Records provided

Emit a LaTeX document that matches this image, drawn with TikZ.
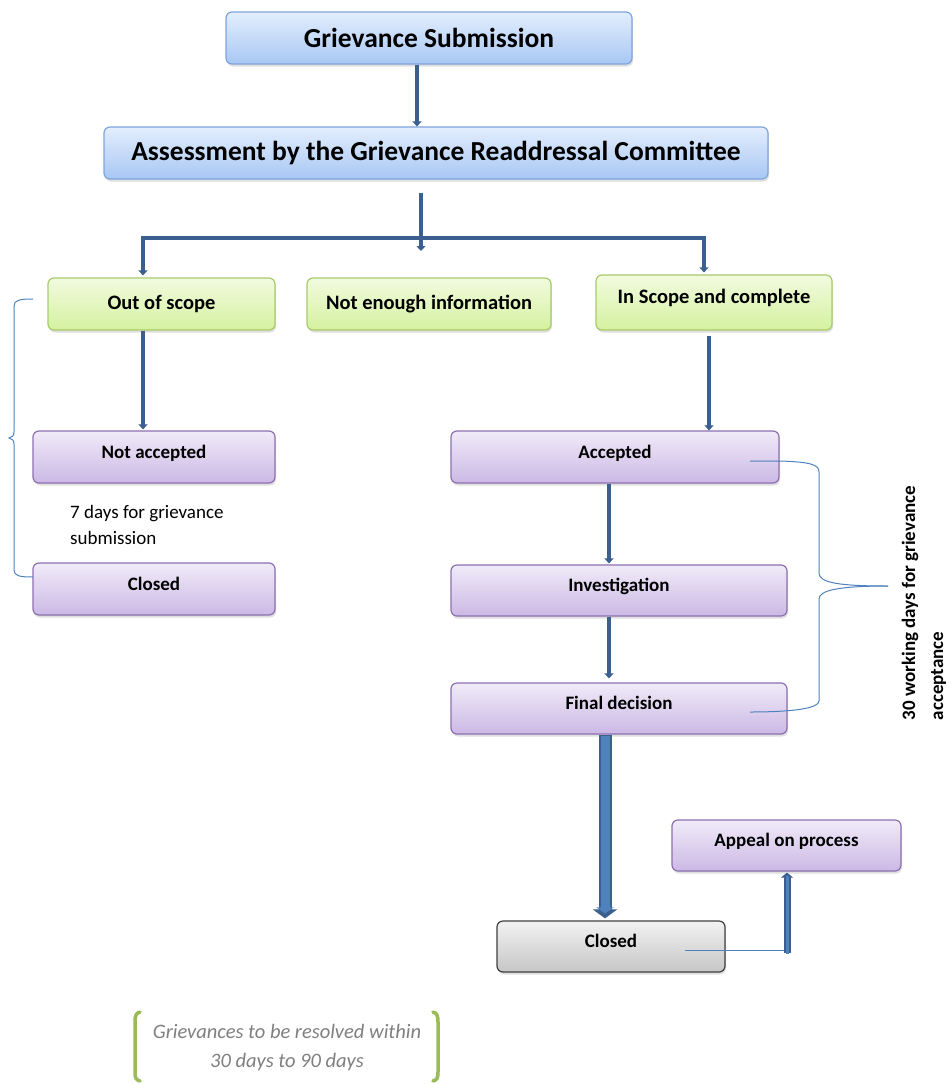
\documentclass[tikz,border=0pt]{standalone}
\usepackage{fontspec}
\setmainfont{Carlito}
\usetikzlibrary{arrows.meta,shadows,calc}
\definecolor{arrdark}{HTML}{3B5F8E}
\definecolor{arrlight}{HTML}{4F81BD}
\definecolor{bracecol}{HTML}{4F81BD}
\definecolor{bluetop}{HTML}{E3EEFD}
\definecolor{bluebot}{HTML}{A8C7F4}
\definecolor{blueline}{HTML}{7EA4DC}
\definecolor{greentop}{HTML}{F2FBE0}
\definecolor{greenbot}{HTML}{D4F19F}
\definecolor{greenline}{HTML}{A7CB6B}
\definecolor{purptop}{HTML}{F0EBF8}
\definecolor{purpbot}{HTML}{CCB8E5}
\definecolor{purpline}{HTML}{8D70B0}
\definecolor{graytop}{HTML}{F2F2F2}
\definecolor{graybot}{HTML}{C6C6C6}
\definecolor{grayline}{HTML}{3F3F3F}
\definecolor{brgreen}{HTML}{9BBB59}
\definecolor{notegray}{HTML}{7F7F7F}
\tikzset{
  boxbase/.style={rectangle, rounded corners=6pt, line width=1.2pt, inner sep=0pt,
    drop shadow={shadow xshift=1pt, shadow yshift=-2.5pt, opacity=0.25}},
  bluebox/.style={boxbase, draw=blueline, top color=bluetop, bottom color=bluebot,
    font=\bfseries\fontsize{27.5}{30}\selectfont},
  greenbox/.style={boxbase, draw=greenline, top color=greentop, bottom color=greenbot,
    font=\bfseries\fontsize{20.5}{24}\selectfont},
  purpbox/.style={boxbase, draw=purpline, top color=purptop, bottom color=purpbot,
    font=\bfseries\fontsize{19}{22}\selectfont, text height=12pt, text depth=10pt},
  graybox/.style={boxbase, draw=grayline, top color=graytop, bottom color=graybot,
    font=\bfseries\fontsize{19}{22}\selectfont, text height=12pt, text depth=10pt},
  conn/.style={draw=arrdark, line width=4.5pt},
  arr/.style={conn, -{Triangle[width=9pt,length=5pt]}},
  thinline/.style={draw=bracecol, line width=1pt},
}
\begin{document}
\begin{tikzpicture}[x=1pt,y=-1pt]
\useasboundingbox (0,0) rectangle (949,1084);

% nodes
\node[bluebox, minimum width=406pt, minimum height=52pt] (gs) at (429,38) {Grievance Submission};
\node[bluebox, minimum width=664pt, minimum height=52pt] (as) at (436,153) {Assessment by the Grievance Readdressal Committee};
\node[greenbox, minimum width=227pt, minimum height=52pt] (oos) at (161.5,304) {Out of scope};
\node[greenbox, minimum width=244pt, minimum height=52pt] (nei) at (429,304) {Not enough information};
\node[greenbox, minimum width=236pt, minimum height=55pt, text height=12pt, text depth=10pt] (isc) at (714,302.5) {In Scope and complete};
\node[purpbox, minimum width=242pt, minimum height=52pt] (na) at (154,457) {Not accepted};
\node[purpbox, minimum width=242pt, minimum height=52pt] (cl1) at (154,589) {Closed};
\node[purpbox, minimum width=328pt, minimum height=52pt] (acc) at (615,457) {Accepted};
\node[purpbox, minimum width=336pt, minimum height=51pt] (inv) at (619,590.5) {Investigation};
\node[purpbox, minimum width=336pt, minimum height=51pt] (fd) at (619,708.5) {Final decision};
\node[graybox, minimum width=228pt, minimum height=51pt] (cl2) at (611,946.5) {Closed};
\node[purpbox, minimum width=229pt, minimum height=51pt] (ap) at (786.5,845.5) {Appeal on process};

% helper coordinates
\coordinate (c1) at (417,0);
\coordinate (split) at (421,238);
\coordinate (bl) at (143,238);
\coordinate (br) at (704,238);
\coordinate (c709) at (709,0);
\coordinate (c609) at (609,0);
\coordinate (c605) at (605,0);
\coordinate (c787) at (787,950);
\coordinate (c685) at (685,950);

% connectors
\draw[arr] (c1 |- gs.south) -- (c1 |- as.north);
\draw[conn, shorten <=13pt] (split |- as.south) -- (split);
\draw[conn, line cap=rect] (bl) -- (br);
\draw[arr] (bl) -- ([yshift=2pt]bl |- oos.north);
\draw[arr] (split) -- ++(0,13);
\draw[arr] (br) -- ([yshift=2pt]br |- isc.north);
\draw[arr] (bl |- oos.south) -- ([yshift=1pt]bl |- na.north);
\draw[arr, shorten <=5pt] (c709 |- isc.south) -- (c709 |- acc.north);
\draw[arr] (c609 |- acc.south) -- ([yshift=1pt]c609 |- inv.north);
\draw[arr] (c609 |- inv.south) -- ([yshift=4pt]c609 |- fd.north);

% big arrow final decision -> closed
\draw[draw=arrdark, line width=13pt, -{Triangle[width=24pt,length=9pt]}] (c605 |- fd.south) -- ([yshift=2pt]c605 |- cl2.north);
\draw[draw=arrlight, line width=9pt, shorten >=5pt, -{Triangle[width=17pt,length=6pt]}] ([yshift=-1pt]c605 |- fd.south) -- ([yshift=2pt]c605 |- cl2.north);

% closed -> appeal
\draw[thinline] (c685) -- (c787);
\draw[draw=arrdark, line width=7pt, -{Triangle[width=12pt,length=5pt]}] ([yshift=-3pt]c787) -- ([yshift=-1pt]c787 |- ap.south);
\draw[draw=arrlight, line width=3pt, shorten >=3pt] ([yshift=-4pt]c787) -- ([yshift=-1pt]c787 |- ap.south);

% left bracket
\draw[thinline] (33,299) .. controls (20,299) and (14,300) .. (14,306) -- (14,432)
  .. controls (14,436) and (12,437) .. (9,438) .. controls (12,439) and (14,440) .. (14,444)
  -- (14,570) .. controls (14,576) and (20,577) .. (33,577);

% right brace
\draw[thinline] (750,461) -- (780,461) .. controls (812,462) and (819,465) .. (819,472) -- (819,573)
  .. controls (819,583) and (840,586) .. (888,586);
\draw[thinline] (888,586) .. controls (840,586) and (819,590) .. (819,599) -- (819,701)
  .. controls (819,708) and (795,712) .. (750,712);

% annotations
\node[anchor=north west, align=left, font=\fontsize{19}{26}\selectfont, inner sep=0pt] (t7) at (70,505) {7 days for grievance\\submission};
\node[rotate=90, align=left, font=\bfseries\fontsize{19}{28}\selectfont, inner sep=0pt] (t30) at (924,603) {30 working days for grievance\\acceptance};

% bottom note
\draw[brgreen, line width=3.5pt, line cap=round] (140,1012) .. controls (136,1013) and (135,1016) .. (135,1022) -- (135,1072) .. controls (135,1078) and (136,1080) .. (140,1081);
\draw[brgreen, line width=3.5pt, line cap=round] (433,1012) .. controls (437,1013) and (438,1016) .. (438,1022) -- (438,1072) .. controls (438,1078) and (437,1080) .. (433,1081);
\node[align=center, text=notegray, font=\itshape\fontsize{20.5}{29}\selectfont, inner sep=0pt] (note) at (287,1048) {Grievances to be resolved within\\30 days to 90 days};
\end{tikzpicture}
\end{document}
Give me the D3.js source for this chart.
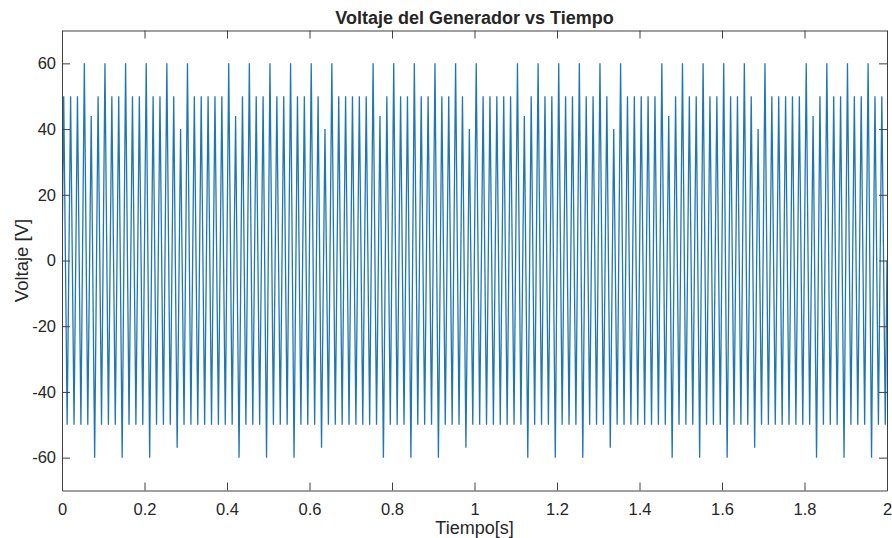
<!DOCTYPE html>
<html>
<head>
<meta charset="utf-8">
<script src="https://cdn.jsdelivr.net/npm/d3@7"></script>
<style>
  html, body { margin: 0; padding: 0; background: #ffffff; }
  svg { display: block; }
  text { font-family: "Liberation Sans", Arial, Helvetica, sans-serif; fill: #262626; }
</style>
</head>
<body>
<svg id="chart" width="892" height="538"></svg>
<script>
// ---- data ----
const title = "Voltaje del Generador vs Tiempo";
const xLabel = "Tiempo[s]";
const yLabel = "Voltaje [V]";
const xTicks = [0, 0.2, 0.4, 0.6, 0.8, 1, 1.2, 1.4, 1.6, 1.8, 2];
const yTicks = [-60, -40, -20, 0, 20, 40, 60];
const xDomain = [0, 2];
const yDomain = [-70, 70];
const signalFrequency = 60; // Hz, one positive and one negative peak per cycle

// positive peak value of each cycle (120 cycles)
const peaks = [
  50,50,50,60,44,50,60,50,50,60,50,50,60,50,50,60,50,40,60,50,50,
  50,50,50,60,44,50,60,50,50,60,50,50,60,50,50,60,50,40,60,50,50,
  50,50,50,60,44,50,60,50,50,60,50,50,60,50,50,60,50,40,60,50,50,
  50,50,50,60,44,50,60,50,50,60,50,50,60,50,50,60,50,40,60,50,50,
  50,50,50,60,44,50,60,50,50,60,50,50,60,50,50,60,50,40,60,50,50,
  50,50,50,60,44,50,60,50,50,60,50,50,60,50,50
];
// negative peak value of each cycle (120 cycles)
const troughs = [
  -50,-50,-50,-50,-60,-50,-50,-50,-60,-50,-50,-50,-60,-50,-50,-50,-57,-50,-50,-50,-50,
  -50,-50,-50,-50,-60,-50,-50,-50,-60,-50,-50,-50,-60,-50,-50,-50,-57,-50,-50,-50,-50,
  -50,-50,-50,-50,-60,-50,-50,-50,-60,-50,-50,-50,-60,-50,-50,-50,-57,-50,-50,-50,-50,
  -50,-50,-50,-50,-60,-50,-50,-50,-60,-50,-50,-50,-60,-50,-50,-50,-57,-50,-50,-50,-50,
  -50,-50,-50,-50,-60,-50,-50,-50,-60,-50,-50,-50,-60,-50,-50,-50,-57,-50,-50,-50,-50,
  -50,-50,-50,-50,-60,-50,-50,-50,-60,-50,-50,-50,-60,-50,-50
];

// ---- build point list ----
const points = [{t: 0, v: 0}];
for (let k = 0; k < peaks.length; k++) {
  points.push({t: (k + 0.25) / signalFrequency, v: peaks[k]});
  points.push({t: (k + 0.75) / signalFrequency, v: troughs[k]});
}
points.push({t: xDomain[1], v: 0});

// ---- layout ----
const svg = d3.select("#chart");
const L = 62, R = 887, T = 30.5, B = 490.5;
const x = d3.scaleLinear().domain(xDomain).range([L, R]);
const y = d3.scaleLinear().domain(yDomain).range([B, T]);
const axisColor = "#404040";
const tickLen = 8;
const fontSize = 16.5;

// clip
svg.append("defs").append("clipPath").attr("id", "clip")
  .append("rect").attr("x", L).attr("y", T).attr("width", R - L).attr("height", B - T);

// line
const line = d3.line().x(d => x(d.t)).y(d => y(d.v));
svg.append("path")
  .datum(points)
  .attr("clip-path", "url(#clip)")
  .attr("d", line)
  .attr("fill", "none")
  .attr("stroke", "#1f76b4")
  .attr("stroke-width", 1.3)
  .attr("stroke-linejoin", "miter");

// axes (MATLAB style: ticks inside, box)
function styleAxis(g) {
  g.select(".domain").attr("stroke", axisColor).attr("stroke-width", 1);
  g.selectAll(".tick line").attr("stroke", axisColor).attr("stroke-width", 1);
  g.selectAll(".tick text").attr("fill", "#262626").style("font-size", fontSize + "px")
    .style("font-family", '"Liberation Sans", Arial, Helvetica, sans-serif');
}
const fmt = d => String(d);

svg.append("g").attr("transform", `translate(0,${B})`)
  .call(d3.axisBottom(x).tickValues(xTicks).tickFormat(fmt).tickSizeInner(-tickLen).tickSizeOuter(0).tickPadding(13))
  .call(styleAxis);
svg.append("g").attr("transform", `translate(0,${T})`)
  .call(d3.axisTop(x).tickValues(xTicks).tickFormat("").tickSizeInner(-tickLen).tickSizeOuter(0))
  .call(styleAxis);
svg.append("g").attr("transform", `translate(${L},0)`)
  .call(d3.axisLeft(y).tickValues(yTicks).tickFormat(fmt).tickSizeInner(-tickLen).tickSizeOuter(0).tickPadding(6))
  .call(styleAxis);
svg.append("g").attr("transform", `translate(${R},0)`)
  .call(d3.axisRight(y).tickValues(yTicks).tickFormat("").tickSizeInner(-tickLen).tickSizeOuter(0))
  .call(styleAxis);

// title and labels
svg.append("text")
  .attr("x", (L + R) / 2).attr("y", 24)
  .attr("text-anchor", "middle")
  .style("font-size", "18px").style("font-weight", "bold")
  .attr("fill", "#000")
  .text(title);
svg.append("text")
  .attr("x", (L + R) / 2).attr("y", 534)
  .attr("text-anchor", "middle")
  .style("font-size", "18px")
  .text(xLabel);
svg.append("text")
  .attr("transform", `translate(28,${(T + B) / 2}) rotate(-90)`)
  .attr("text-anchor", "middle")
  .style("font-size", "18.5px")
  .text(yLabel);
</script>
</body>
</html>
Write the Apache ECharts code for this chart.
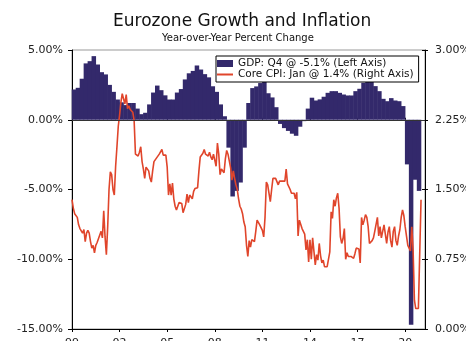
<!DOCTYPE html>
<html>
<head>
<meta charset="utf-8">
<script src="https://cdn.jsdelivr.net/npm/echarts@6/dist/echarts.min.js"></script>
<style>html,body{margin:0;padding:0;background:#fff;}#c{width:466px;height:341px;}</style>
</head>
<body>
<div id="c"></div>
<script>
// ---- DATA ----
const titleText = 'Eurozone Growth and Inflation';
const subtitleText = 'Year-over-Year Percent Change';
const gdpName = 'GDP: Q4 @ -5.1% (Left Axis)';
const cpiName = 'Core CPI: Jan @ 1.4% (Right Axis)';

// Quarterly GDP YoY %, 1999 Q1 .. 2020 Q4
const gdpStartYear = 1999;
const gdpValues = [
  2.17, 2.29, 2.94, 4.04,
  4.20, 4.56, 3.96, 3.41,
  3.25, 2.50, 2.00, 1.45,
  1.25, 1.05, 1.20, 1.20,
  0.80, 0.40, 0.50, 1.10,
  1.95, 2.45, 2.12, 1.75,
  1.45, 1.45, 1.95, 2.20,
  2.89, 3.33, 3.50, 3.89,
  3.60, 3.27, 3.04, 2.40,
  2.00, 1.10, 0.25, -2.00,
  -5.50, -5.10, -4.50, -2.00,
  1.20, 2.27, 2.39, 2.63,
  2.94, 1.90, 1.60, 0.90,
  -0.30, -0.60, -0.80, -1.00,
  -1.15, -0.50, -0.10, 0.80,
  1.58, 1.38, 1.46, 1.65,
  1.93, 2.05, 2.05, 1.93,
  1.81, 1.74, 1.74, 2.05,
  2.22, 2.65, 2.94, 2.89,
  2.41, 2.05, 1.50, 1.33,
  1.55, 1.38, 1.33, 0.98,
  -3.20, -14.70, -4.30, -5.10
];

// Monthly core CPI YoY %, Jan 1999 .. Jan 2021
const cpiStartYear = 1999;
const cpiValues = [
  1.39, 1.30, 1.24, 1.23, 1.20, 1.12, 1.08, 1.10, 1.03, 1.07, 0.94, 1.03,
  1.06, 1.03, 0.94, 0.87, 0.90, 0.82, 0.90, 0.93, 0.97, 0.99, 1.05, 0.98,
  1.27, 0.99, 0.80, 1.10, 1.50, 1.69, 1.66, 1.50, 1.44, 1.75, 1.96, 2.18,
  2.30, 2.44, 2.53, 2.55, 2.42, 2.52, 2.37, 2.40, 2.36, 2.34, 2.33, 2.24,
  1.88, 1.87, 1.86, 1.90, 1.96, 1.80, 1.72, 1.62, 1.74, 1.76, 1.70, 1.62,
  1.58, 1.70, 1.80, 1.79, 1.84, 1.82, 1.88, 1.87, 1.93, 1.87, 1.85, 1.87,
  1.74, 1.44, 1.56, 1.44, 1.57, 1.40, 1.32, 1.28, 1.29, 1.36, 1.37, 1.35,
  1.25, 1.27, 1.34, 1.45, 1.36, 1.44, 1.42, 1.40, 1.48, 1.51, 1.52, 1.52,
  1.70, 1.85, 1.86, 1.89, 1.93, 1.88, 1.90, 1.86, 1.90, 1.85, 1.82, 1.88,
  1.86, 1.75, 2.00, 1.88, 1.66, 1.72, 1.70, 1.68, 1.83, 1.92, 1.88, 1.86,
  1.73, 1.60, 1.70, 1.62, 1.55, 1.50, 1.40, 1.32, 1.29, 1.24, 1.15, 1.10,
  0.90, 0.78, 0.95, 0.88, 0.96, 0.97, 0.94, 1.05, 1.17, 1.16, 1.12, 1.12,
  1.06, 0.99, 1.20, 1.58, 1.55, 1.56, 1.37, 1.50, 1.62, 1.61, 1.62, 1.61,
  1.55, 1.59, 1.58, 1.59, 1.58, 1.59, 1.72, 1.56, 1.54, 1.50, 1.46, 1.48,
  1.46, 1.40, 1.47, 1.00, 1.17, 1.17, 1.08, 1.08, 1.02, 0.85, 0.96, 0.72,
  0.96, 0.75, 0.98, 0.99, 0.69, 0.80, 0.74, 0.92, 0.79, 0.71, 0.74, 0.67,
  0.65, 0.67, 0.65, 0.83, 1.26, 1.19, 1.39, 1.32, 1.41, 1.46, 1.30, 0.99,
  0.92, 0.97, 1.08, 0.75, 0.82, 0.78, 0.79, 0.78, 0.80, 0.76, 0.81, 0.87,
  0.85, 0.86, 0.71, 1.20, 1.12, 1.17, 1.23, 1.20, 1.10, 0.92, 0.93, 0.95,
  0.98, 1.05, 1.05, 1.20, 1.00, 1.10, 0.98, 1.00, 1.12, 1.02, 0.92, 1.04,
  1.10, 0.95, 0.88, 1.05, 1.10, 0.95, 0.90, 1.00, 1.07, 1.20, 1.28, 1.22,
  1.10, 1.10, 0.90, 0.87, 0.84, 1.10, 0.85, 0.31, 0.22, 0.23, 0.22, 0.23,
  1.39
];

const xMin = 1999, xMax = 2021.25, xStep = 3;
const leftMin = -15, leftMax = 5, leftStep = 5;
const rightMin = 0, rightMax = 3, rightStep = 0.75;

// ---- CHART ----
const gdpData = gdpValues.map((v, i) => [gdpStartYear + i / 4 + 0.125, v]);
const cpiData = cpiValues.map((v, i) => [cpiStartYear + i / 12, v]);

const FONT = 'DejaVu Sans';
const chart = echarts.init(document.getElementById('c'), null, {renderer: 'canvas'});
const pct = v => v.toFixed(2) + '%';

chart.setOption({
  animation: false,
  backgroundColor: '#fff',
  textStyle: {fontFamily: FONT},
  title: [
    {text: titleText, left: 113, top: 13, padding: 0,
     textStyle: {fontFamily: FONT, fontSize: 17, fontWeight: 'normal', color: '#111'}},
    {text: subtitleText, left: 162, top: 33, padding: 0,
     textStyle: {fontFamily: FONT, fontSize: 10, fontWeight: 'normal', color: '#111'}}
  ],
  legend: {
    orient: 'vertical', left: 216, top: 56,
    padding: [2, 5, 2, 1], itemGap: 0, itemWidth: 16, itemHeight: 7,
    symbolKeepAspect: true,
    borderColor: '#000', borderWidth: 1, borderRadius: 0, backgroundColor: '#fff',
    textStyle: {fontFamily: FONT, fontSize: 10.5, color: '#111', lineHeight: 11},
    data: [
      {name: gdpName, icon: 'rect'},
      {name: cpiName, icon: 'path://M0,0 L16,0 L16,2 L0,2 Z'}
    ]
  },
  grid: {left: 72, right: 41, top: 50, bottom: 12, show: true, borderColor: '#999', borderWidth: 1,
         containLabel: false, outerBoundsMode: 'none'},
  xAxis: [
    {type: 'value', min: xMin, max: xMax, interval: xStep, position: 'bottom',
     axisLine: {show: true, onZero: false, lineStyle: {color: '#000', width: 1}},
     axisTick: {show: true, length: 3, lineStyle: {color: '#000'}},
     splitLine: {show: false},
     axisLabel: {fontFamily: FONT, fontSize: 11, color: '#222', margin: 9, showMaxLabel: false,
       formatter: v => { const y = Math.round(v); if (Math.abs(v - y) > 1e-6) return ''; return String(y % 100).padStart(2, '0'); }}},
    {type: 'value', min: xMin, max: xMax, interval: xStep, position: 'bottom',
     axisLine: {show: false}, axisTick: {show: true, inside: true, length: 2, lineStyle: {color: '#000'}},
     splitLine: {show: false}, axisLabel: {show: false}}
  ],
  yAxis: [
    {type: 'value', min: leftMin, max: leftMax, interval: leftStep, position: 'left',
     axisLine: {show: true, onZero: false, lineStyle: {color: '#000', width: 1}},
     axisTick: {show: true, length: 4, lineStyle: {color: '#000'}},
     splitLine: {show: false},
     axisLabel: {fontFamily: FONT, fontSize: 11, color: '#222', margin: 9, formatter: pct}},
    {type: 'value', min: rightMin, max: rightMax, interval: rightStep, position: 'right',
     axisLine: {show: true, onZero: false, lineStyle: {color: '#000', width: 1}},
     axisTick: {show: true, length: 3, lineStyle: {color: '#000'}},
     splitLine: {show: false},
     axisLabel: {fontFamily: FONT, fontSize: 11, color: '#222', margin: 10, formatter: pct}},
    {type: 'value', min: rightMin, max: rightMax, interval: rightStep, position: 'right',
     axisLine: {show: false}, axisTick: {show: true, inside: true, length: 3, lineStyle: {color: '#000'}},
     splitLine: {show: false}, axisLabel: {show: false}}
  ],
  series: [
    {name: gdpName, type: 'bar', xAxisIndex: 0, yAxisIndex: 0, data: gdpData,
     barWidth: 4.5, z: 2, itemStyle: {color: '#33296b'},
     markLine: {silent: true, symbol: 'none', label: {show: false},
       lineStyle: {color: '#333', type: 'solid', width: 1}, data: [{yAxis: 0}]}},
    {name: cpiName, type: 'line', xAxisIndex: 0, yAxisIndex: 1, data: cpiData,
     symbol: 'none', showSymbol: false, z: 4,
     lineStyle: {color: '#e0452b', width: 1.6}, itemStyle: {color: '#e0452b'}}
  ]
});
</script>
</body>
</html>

Description of the task
Count the lines that hold the string "this" and state that number alone.

The solution
3